November 29, 2007 08:05
Armadas of middle-aged Japanese women no longer chase Bae Yong-joon, the biggest star the Korean wave of the early millennium produced; instead, more and more Korean fans are now dying for a glimpse of their favorite Japanese stars. In Korea, some of the so-called J-drama maniacs watch Japanese soaps all night long, and the growing popularity of Japanese novels here already outstrips any enthusiasm for Korean writing.
Obviously pleased with the reversal of fortunes, a Japanese movie magazine hailed the Japanese boom in Korea, saying, "While the Korean wave is on the wane, the Japanese wave is waxing." Many critics agree that while Korean Wave is receding, Japanese culture has been slowly assimilated into the mainstream of Korean culture and has firmly taken root there. So what are the strengths differentiating the Japanese Wave? The Chosun Ilbo asked experts for their views.
Korea only opened its door to Japanese movies and drama on Jan. 2004, and ever since, the number of Japanese films shown in Korea has been on a steady increase. This year there were a total of 81 so far, compared with 29 in 2004, 34 in 2005, and 51 in 2006. Big name Japanese stars such as Takuya Kimura, Jo Odagiri, the star of the popular J-film "Mezon Do Himiko," and Satoshi Tsumabuki from "Josee, The Tiger and the Fish" have all visited Korea to promote their new films. "It used to be rare for Japanese stars to visit Korea, but now they see Korea as a lucrative market," said an insider with a company that distributes Japanese films here.

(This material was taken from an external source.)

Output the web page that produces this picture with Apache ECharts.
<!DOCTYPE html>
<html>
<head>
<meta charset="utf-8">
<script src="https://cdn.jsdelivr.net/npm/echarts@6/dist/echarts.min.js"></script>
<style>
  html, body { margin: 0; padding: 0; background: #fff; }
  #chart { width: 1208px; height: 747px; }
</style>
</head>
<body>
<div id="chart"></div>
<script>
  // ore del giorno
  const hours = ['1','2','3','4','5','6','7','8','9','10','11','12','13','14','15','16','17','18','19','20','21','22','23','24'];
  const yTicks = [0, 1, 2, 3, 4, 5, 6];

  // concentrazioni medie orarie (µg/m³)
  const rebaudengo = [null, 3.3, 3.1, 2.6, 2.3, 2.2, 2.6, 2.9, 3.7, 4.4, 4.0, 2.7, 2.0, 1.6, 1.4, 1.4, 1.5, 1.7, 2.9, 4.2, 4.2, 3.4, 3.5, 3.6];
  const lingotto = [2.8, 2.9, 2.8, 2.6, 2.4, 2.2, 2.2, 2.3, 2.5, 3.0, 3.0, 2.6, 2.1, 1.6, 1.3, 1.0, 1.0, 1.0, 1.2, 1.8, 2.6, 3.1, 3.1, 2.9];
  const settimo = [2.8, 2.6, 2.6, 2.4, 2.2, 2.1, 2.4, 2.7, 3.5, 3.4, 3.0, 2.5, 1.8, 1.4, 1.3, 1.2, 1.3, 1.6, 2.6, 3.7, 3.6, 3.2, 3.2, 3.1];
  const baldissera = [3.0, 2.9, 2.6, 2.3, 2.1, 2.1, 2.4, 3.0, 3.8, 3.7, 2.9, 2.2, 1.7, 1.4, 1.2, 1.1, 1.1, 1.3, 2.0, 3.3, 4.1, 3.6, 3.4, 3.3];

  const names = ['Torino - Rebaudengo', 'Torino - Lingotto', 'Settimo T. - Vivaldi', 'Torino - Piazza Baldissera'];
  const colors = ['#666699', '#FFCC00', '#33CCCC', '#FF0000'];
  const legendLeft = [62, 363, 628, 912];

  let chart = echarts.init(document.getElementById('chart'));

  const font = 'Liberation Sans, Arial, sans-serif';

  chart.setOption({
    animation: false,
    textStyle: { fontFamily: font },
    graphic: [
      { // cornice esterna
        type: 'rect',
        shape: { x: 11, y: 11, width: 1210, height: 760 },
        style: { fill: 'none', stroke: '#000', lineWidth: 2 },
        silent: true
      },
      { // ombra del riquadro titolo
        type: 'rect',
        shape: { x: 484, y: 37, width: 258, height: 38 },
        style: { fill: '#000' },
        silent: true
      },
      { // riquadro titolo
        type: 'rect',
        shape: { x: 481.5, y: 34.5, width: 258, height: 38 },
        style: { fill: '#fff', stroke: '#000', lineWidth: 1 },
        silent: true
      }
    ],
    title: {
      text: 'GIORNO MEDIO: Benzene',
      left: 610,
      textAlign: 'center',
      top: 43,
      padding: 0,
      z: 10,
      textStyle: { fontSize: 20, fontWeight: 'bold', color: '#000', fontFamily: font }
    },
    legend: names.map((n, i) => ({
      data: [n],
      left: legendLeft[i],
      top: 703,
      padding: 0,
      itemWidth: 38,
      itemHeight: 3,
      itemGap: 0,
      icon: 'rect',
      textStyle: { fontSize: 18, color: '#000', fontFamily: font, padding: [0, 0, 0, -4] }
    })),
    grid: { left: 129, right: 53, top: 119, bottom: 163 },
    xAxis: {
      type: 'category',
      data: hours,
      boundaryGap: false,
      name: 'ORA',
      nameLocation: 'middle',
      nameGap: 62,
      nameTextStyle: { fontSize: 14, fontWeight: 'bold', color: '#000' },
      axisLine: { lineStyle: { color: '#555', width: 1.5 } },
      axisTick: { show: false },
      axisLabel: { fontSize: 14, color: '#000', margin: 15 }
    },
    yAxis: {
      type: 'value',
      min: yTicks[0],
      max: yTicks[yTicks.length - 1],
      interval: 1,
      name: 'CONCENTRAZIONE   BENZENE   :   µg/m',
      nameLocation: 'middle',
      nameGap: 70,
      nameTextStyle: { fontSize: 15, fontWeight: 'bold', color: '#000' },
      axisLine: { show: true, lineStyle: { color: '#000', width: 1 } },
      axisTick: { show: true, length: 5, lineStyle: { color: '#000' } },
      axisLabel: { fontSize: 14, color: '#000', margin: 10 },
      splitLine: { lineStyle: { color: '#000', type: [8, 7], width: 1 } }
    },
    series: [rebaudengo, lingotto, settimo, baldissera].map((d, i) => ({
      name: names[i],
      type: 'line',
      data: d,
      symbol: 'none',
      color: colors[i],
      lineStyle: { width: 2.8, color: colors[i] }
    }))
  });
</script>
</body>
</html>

Sustainability is one thing that sets the Japanese Wave apart from the Korean Wave, which effectively lasted only for two years from 2004 to 2006. And while the Korean Wave managed to produce only a handful of big stars -- headed by Bae Yong-joon and Choi Ji-woo -- Japan continuously delivers fresh stars to be adored. Starting with Takuya Kimura, whose popularity just keeps growing, actors like Jo Odagiri, Tsuyoshi Kusanagi, and Satoshi Tsumabuki all succeeded in capturing the hearts of Korean fans. Female stars are no exception with actresses like Juri Ueno, Erika Sawajiri, Yuu Aoi and Aoi Miyazaki garnering more popularity in Korea as the year goes by. And while Korean actors appear in only one to two movies a year, Japanese actors frequently shoot several.
◆ Creative content
Among the domestic films released this year, blockbusters like "200 Pounds Beauty," "Highway Star," "Black House," "Kidnapping Granny K" and "Lovers Behind" were all based on Japanese sources. Last year and this year, as many as 21 films were produced in Korea using Japanese source material, a significant rise compared to just five from 2001 to 2005. In other words, Korea depends on Japan for its creative juice.
The biggest strength of the Japanese Wave, then, is creativity. In Japan, popular comics or novels are often made into dramas and movies, creating a kind of a synergy effect. In Korea, hit dramas like "Winter Sonata" and "Daejanggeum (Jewel in the Palace)" rarely venture into other media. Japan also boasts a rich variety of material for its dramas and movies. Stereotypical Cinderella stories dominate Korean dramas but are almost non-existent in Japan. Instead, bizarre yet brilliantly creative stories of ordinary individuals entertain Japanese viewers.
"Japanese dramas and movies don't just appeal to the sentimental," says Yun Ji-won of the LG Electronics' Life Soft Research Institute. "People don't get easily bored with Japanese dramas because they portray the life story of an individual in a serio-comical manner unlike Korean dramas that are more or less the same as each other."